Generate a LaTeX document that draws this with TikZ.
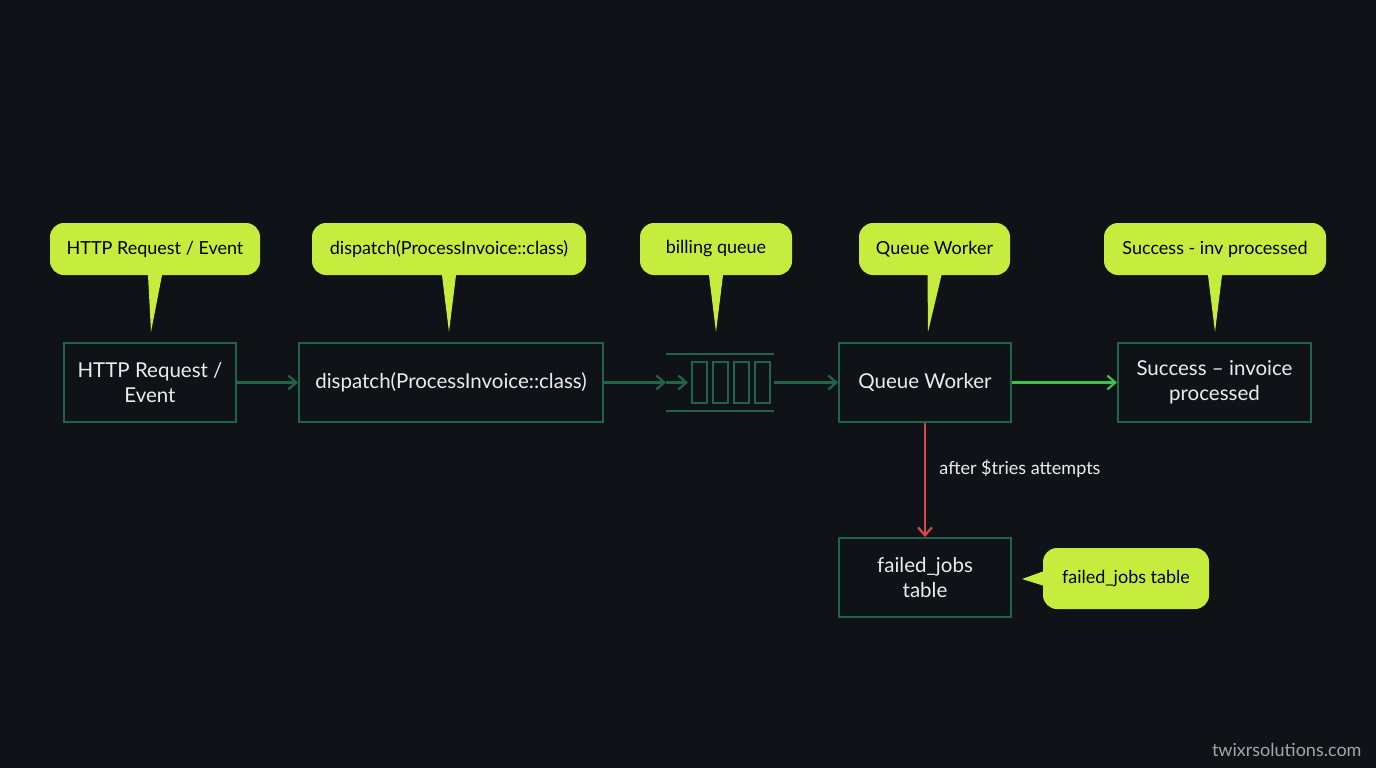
\documentclass[tikz,border=0pt]{standalone}
\usepackage{fontspec}
\setmainfont{Lato}
\usetikzlibrary{positioning,arrows.meta}
\definecolor{bgc}{HTML}{0F1217}
\definecolor{boxc}{HTML}{22634A}
\definecolor{limec}{HTML}{C6EC3E}
\definecolor{okc}{HTML}{3DC04C}
\definecolor{failc}{HTML}{D9464B}
\definecolor{txtc}{HTML}{ECECEC}
\tikzset{
  stage/.style={draw=boxc,line width=2pt,text=txtc,align=center,minimum height=79pt,font=\fontsize{20.5}{25}\selectfont},
  tag/.style={fill=limec,rounded corners=14pt,text=black,minimum height=52pt,font=\fontsize{18}{20}\selectfont},
  flow/.style={draw=boxc,line width=2.2pt,-{Straight Barb[length=8pt,width=14pt]}},
}
\newcommand{\tail}[2]{\fill[limec] ([xshift=-7pt]#1.south) -- (#2) -- ([xshift=7pt]#1.south) -- cycle;}
\begin{document}
\begin{tikzpicture}[x=1pt,y=-1pt]
	\fill[bgc] (0,0) rectangle (1376,768);
	\useasboundingbox (0,0) rectangle (1376,768);
        %
        \node[stage,minimum width=172pt] (req) at (150,382.5) {HTTP Request /\\Event};
        \node[stage,minimum width=304pt] (disp) at (451,382.5) {dispatch(ProcessInvoice::class)};
        \node[stage,minimum width=172pt] (work) at (925,382.5) {Queue Worker};
        \node[stage,minimum width=193pt] (done) at (1214.5,382.5) {Success -- invoice\\processed};
        \node[stage,minimum width=172pt] (fail) at (925,577.5) {failed\_jobs\\table};
        %
        \coordinate (qin) at (666,382.5);
        \coordinate (qout) at (774,382.5);
        \draw[boxc,line width=2pt] (666,354) -- (774,354) (666,411) -- (774,411);
        \foreach \i in {0,1,2,3}
          \draw[boxc,line width=2pt] (692+\i*21,362) rectangle ++(15,41);
        %
        \draw[flow] (req) -- (disp);
        \draw[flow] (disp) -- (qin);
        \draw[boxc,line width=2.2pt,-{Straight Barb[length=8pt,width=14pt]}] (666,382.5) -- (688,382.5);
        \draw[flow] (qout) -- (work);
        \draw[flow,draw=okc] (work) -- (done);
        \draw[flow,draw=failc] (work) -- node[pos=0.4,right=10pt,text=txtc,font=\fontsize{18}{20}\selectfont] {after \$tries attempts} (fail);
        %
        \node[tag,minimum width=210pt] (treq) at (155,249) {HTTP Request / Event};
        \node[tag,minimum width=274pt] (tdisp) at (449,249) {dispatch(ProcessInvoice::class)};
        \node[tag,minimum width=152pt] (tq) at (716,249) {billing queue};
        \node[tag,minimum width=151pt] (twork) at (934.5,249) {Queue Worker};
        \node[tag,minimum width=222pt] (tdone) at (1215,249) {Success - inv processed};
        \node[tag,minimum width=166pt,minimum height=61pt] (tfail) at (1126,578.5) {failed\_jobs table};
        \coordinate (p1) at (151,332);
        \coordinate (p2) at (449,332);
        \coordinate (p3) at (716,332);
        \coordinate (p4) at (928,332);
        \coordinate (p5) at (1215,332);
        \coordinate (p6) at (1022,579);
        \tail{treq}{p1}
        \tail{tdisp}{p2}
        \tail{tq}{p3}
        \tail{twork}{p4}
        \tail{tdone}{p5}
        \fill[limec] ([yshift=-7pt]tfail.west) -- (p6) -- ([yshift=7pt]tfail.west) -- cycle;
        %
        \node[text=gray!70,anchor=east,font=\fontsize{18}{20}\selectfont] (mark) at (1365,750) {twixrsolutions.com};
\end{tikzpicture}
\end{document}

####

Repeat the material above in full and exactly, omitting the pictures.

▸ EXERCISE RESULT:
Generate a LaTeX document that draws this with TikZ.
\documentclass[tikz,border=0pt]{standalone}
\usepackage{fontspec}
\setmainfont{Lato}
\usetikzlibrary{positioning,arrows.meta}
\definecolor{bgc}{HTML}{0F1217}
\definecolor{boxc}{HTML}{22634A}
\definecolor{limec}{HTML}{C6EC3E}
\definecolor{okc}{HTML}{3DC04C}
\definecolor{failc}{HTML}{D9464B}
\definecolor{txtc}{HTML}{ECECEC}
\tikzset{
  stage/.style={draw=boxc,line width=2pt,text=txtc,align=center,minimum height=79pt,font=\fontsize{20.5}{25}\selectfont},
  tag/.style={fill=limec,rounded corners=14pt,text=black,minimum height=52pt,font=\fontsize{18}{20}\selectfont},
  flow/.style={draw=boxc,line width=2.2pt,-{Straight Barb[length=8pt,width=14pt]}},
}
\newcommand{\tail}[2]{\fill[limec] ([xshift=-7pt]#1.south) -- (#2) -- ([xshift=7pt]#1.south) -- cycle;}
\begin{document}
\begin{tikzpicture}[x=1pt,y=-1pt]
	\fill[bgc] (0,0) rectangle (1376,768);
	\useasboundingbox (0,0) rectangle (1376,768);
        %
        \node[stage,minimum width=172pt] (req) at (150,382.5) {HTTP Request /\\Event};
        \node[stage,minimum width=304pt] (disp) at (451,382.5) {dispatch(ProcessInvoice::class)};
        \node[stage,minimum width=172pt] (work) at (925,382.5) {Queue Worker};
        \node[stage,minimum width=193pt] (done) at (1214.5,382.5) {Success -- invoice\\processed};
        \node[stage,minimum width=172pt] (fail) at (925,577.5) {failed\_jobs\\table};
        %
        \coordinate (qin) at (666,382.5);
        \coordinate (qout) at (774,382.5);
        \draw[boxc,line width=2pt] (666,354) -- (774,354) (666,411) -- (774,411);
        \foreach \i in {0,1,2,3}
          \draw[boxc,line width=2pt] (692+\i*21,362) rectangle ++(15,41);
        %
        \draw[flow] (req) -- (disp);
        \draw[flow] (disp) -- (qin);
        \draw[boxc,line width=2.2pt,-{Straight Barb[length=8pt,width=14pt]}] (666,382.5) -- (688,382.5);
        \draw[flow] (qout) -- (work);
        \draw[flow,draw=okc] (work) -- (done);
        \draw[flow,draw=failc] (work) -- node[pos=0.4,right=10pt,text=txtc,font=\fontsize{18}{20}\selectfont] {after \$tries attempts} (fail);
        %
        \node[tag,minimum width=210pt] (treq) at (155,249) {HTTP Request / Event};
        \node[tag,minimum width=274pt] (tdisp) at (449,249) {dispatch(ProcessInvoice::class)};
        \node[tag,minimum width=152pt] (tq) at (716,249) {billing queue};
        \node[tag,minimum width=151pt] (twork) at (934.5,249) {Queue Worker};
        \node[tag,minimum width=222pt] (tdone) at (1215,249) {Success - inv processed};
        \node[tag,minimum width=166pt,minimum height=61pt] (tfail) at (1126,578.5) {failed\_jobs table};
        \coordinate (p1) at (151,332);
        \coordinate (p2) at (449,332);
        \coordinate (p3) at (716,332);
        \coordinate (p4) at (928,332);
        \coordinate (p5) at (1215,332);
        \coordinate (p6) at (1022,579);
        \tail{treq}{p1}
        \tail{tdisp}{p2}
        \tail{tq}{p3}
        \tail{twork}{p4}
        \tail{tdone}{p5}
        \fill[limec] ([yshift=-7pt]tfail.west) -- (p6) -- ([yshift=7pt]tfail.west) -- cycle;
        %
        \node[text=gray!70,anchor=east,font=\fontsize{18}{20}\selectfont] (mark) at (1365,750) {twixrsolutions.com};
\end{tikzpicture}
\end{document}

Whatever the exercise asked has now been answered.